** Start of DATA BLOCK **

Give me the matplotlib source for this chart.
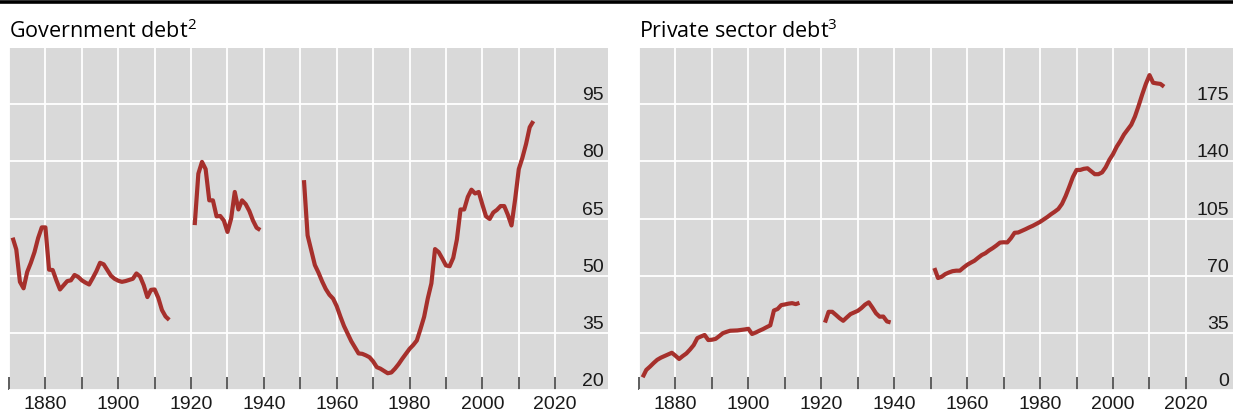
import numpy as np
import matplotlib
matplotlib.use("Agg")
import matplotlib.pyplot as plt
from matplotlib.lines import Line2D

plt.rcParams['font.family'] = ['Liberation Sans', 'DejaVu Sans']

# Government debt (% of GDP), annual, with wartime gaps
gov_years_a = list(range(1871, 1915))
gov_vals_a = [60.0, 56.9, 48.4, 46.7, 51.0, 53.4, 56.2, 59.9, 62.7, 62.7,
              51.6, 51.5, 48.8, 46.4, 47.5, 48.6, 48.8, 50.2, 49.7, 48.8,
              48.2, 47.7, 49.4, 51.2, 53.4, 53.0, 51.5, 50.0, 49.2, 48.7,
              48.4, 48.6, 48.9, 49.2, 50.6, 49.8, 47.5, 44.4, 46.3, 46.4,
              44.2, 41.0, 39.3, 38.4]
gov_years_b = list(range(1921, 1940))
gov_vals_b = [63.3, 76.8, 79.9, 78.0, 69.8, 69.8, 65.6, 65.7, 64.5, 61.5,
              65.0, 72.0, 67.4, 69.8, 68.8, 67.0, 64.5, 62.6, 62.0]
gov_years_c = list(range(1951, 2015))
gov_vals_c = [75.1, 60.6, 56.7, 52.8, 50.8, 48.5, 46.5, 45.0, 44.0, 42.0,
              39.3, 36.8, 34.8, 32.8, 31.2, 29.6, 29.5, 29.1, 28.6, 27.5,
              26.0, 25.6, 25.0, 24.4, 24.6, 25.6, 26.8, 28.2, 29.5, 30.8,
              31.8, 33.0, 36.0, 39.2, 44.0, 48.0, 57.0, 56.2, 54.5, 52.7,
              52.5, 54.7, 59.5, 67.4, 67.4, 70.7, 72.6, 71.6, 72.0, 68.7,
              65.6, 64.9, 66.6, 67.3, 68.3, 68.3, 66.0, 63.2, 70.1, 78.0,
              81.0, 84.6, 89.0, 90.6]

# Private sector debt (% of GDP)
prv_years_a = list(range(1871, 1915))
prv_vals_a = [7.8, 12.3, 14.3, 16.5, 18.5, 19.8, 20.8, 21.8, 22.8, 21.0,
              19.0, 20.8, 22.4, 24.8, 27.5, 31.8, 32.8, 33.7, 30.6, 30.8,
              31.3, 33.0, 34.8, 35.6, 36.3, 36.4, 36.5, 36.8, 37.1, 37.5,
              34.3, 35.2, 36.3, 37.3, 38.5, 39.6, 48.7, 49.6, 52.0, 52.4,
              52.9, 53.2, 52.6, 53.4]
prv_years_b = list(range(1921, 1940))
prv_vals_b = [41.3, 47.9, 47.9, 46.0, 44.0, 42.4, 44.5, 46.5, 47.5, 48.5,
              50.2, 52.3, 53.7, 50.5, 47.0, 44.9, 45.0, 42.0, 41.4]
prv_years_c = list(range(1951, 2015))
prv_vals_c = [74.7, 68.6, 69.4, 71.0, 72.0, 72.8, 73.1, 73.1, 75.0, 76.7,
              78.0, 79.2, 81.0, 82.7, 83.8, 85.5, 86.9, 88.5, 90.3, 90.5,
              90.4, 93.0, 96.3, 96.5, 97.5, 98.5, 99.6, 100.6, 101.8, 103.0,
              104.5, 106.0, 107.7, 109.2, 110.9, 114.0, 118.8, 124.5, 130.5, 134.8,
              134.8, 135.5, 135.8, 134.0, 132.2, 132.2, 133.3, 136.5, 141.0, 144.5,
              149.0, 152.5, 156.5, 159.5, 162.5, 167.5, 174.0, 181.0, 187.5, 192.9,
              188.2, 187.8, 187.5, 185.8]

gov_yticks = [20, 35, 50, 65, 80, 95]
prv_yticks = [0, 35, 70, 105, 140, 175]
decades = list(range(1870, 2030, 10))

LINE = '#A6302C'
BG = '#D9D9D9'

W, H = 1233, 416
fig = plt.figure(figsize=(W / 100, H / 100), dpi=100)


def make_panel(rect, title, segments, yticks, ylim, xlim):
    ax = fig.add_axes(rect)
    ax.set_facecolor(BG)
    for s in ax.spines.values():
        s.set_visible(False)
    for xs, ys in segments:
        ax.plot(xs, ys, color=LINE, lw=3.0, solid_capstyle='butt',
                solid_joinstyle='round', zorder=3)
    ax.set_xlim(*xlim)
    ax.set_ylim(*ylim)
    ax.set_xticks(decades)
    ax.set_xticklabels([str(d) if (d - 1880) % 20 == 0 else '' for d in decades])
    ax.tick_params(axis='x', direction='in', length=9.5, width=1.1,
                   color='#333333', labelsize=14, pad=4, labelcolor='#1a1a1a')
    ax.set_yticks(yticks)
    ax.yaxis.tick_right()
    ax.tick_params(axis='y', length=0, pad=-3, labelsize=14,
                   labelcolor='#1a1a1a')
    for lab in ax.get_yticklabels():
        lab.set_ha('right')
        lab.set_va('bottom')
    ax.grid(True, color='white', lw=1.3, zorder=1)
    ax.set_axisbelow(True)
    # title placed above the axes, left aligned
    fig.text(rect[0], 1 - 38 / H, title, ha='left', va='baseline',
             fontsize=15.5, family=['Open Sans', 'DejaVu Sans'], color='black')
    return ax


make_panel([9 / W, 26 / H, 599 / W, 342 / H],
           r'Government debt$^{\mathregular{2}}$',
           [(gov_years_a, gov_vals_a), (gov_years_b, gov_vals_b),
            (gov_years_c, gov_vals_c)],
           gov_yticks, (20, 109.8), (1870.1, 2034.5))

make_panel([639 / W, 26 / H, 594 / W, 342 / H],
           r'Private sector debt$^{\mathregular{3}}$',
           [(prv_years_a, prv_vals_a), (prv_years_b, prv_vals_b),
            (prv_years_c, prv_vals_c)],
           prv_yticks, (0, 209.5), (1870.1, 2032.9))

# thick black rule along the top
fig.add_artist(Line2D([0, 1], [1 - 1.5 / H, 1 - 1.5 / H], color='black',
                      lw=2.6, transform=fig.transFigure))

fig.savefig('out.png', dpi=100)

** End of DATA BLOCK **

TASK DESCRIPTION:
Are you able to set down all the lines above exactly, without any pictures?

EXERCISE OUTPUT:
Give me the matplotlib source for this chart.
import numpy as np
import matplotlib
matplotlib.use("Agg")
import matplotlib.pyplot as plt
from matplotlib.lines import Line2D

plt.rcParams['font.family'] = ['Liberation Sans', 'DejaVu Sans']

# Government debt (% of GDP), annual, with wartime gaps
gov_years_a = list(range(1871, 1915))
gov_vals_a = [60.0, 56.9, 48.4, 46.7, 51.0, 53.4, 56.2, 59.9, 62.7, 62.7,
              51.6, 51.5, 48.8, 46.4, 47.5, 48.6, 48.8, 50.2, 49.7, 48.8,
              48.2, 47.7, 49.4, 51.2, 53.4, 53.0, 51.5, 50.0, 49.2, 48.7,
              48.4, 48.6, 48.9, 49.2, 50.6, 49.8, 47.5, 44.4, 46.3, 46.4,
              44.2, 41.0, 39.3, 38.4]
gov_years_b = list(range(1921, 1940))
gov_vals_b = [63.3, 76.8, 79.9, 78.0, 69.8, 69.8, 65.6, 65.7, 64.5, 61.5,
              65.0, 72.0, 67.4, 69.8, 68.8, 67.0, 64.5, 62.6, 62.0]
gov_years_c = list(range(1951, 2015))
gov_vals_c = [75.1, 60.6, 56.7, 52.8, 50.8, 48.5, 46.5, 45.0, 44.0, 42.0,
              39.3, 36.8, 34.8, 32.8, 31.2, 29.6, 29.5, 29.1, 28.6, 27.5,
              26.0, 25.6, 25.0, 24.4, 24.6, 25.6, 26.8, 28.2, 29.5, 30.8,
              31.8, 33.0, 36.0, 39.2, 44.0, 48.0, 57.0, 56.2, 54.5, 52.7,
              52.5, 54.7, 59.5, 67.4, 67.4, 70.7, 72.6, 71.6, 72.0, 68.7,
              65.6, 64.9, 66.6, 67.3, 68.3, 68.3, 66.0, 63.2, 70.1, 78.0,
              81.0, 84.6, 89.0, 90.6]

# Private sector debt (% of GDP)
prv_years_a = list(range(1871, 1915))
prv_vals_a = [7.8, 12.3, 14.3, 16.5, 18.5, 19.8, 20.8, 21.8, 22.8, 21.0,
              19.0, 20.8, 22.4, 24.8, 27.5, 31.8, 32.8, 33.7, 30.6, 30.8,
              31.3, 33.0, 34.8, 35.6, 36.3, 36.4, 36.5, 36.8, 37.1, 37.5,
              34.3, 35.2, 36.3, 37.3, 38.5, 39.6, 48.7, 49.6, 52.0, 52.4,
              52.9, 53.2, 52.6, 53.4]
prv_years_b = list(range(1921, 1940))
prv_vals_b = [41.3, 47.9, 47.9, 46.0, 44.0, 42.4, 44.5, 46.5, 47.5, 48.5,
              50.2, 52.3, 53.7, 50.5, 47.0, 44.9, 45.0, 42.0, 41.4]
prv_years_c = list(range(1951, 2015))
prv_vals_c = [74.7, 68.6, 69.4, 71.0, 72.0, 72.8, 73.1, 73.1, 75.0, 76.7,
              78.0, 79.2, 81.0, 82.7, 83.8, 85.5, 86.9, 88.5, 90.3, 90.5,
              90.4, 93.0, 96.3, 96.5, 97.5, 98.5, 99.6, 100.6, 101.8, 103.0,
              104.5, 106.0, 107.7, 109.2, 110.9, 114.0, 118.8, 124.5, 130.5, 134.8,
              134.8, 135.5, 135.8, 134.0, 132.2, 132.2, 133.3, 136.5, 141.0, 144.5,
              149.0, 152.5, 156.5, 159.5, 162.5, 167.5, 174.0, 181.0, 187.5, 192.9,
              188.2, 187.8, 187.5, 185.8]

gov_yticks = [20, 35, 50, 65, 80, 95]
prv_yticks = [0, 35, 70, 105, 140, 175]
decades = list(range(1870, 2030, 10))

LINE = '#A6302C'
BG = '#D9D9D9'

W, H = 1233, 416
fig = plt.figure(figsize=(W / 100, H / 100), dpi=100)


def make_panel(rect, title, segments, yticks, ylim, xlim):
    ax = fig.add_axes(rect)
    ax.set_facecolor(BG)
    for s in ax.spines.values():
        s.set_visible(False)
    for xs, ys in segments:
        ax.plot(xs, ys, color=LINE, lw=3.0, solid_capstyle='butt',
                solid_joinstyle='round', zorder=3)
    ax.set_xlim(*xlim)
    ax.set_ylim(*ylim)
    ax.set_xticks(decades)
    ax.set_xticklabels([str(d) if (d - 1880) % 20 == 0 else '' for d in decades])
    ax.tick_params(axis='x', direction='in', length=9.5, width=1.1,
                   color='#333333', labelsize=14, pad=4, labelcolor='#1a1a1a')
    ax.set_yticks(yticks)
    ax.yaxis.tick_right()
    ax.tick_params(axis='y', length=0, pad=-3, labelsize=14,
                   labelcolor='#1a1a1a')
    for lab in ax.get_yticklabels():
        lab.set_ha('right')
        lab.set_va('bottom')
    ax.grid(True, color='white', lw=1.3, zorder=1)
    ax.set_axisbelow(True)
    # title placed above the axes, left aligned
    fig.text(rect[0], 1 - 38 / H, title, ha='left', va='baseline',
             fontsize=15.5, family=['Open Sans', 'DejaVu Sans'], color='black')
    return ax


make_panel([9 / W, 26 / H, 599 / W, 342 / H],
           r'Government debt$^{\mathregular{2}}$',
           [(gov_years_a, gov_vals_a), (gov_years_b, gov_vals_b),
            (gov_years_c, gov_vals_c)],
           gov_yticks, (20, 109.8), (1870.1, 2034.5))

make_panel([639 / W, 26 / H, 594 / W, 342 / H],
           r'Private sector debt$^{\mathregular{3}}$',
           [(prv_years_a, prv_vals_a), (prv_years_b, prv_vals_b),
            (prv_years_c, prv_vals_c)],
           prv_yticks, (0, 209.5), (1870.1, 2032.9))

# thick black rule along the top
fig.add_artist(Line2D([0, 1], [1 - 1.5 / H, 1 - 1.5 / H], color='black',
                      lw=2.6, transform=fig.transFigure))

fig.savefig('out.png', dpi=100)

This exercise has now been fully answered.